Let a be the net acceleration of the pulley system 1.

System 2 represents everything on the right hand side of pulley 1, and system 1 represents everything on the left hand side of pulley 1.

The net force for system 1 is given by:

EQUATION 1: mass1*a = T1 – (Mass1)*g

System 2 (RHS)

We have T2 = (mass2)*g, since the chord for pulley 2 is fixed at one end. We have, following the same sign convention as pulley 1:

(Mass2) – T2 = 0

T2 = Mass2

T2 - Freaction = 0

And (Mass2) – Freaction = 0

(Mass2) = Freaction

This implies that the total weight for system 2 is:

W2 = T2 + T2 = 2*(mass2)*g

And the net force is (let a be the net acceleration of the pulley system 1):

EQUATION 2: (mass2)*a = W2 – T1 = 2*(mass2)*g – T1

NOTE: The acceleration of all objects within system 2 is 0. Imagine a bus with all things inside bolted down to cancel inertial forces (or inertial dampeners if you watch Stargate). The entire system 2 can be accelerating whilst its contents do no accelerate. So pulley 1 causes system 2 to accelerate (this is possible because pulley 2 itself should be able to move up and down).

Total system

Net force on pulley system 1 = (Mass1 + Mass2)*a = EQUATION 1 + EQUATION 2 = 2*(mass2)*g - (Mass1)*g; (the tensions cancel out)

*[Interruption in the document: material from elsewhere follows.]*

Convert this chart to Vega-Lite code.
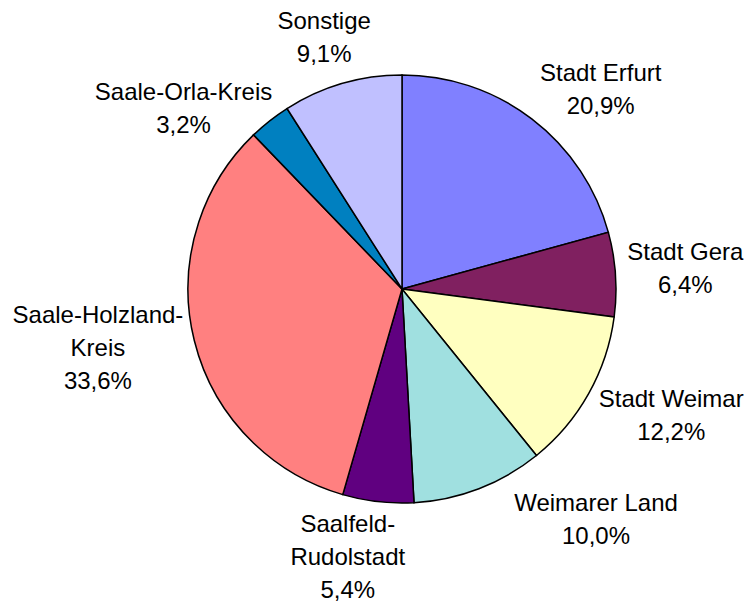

We can now solve for acceleration:

a = [2*(mass2)*g - (Mass1)*g]/(Mass1 + Mass2)

[2*(5 kg)*(9.81 m/s^2) – (67*9.81 m/s^2)]/ 72 kg = -7.76625 m/s^2 (Do your rounding after all calculations complete to minimise error; use this value for calculations)

Therefore acceleration equal -7.77 (m/s^2). The sign convention means that the masses move in the same direction (up from the right hand side and around and then down toward the ground on the left hand side).

Extra notes

To find T1 substitute the acceleration into equation 1 and solve for T1. This should give 136.93 N.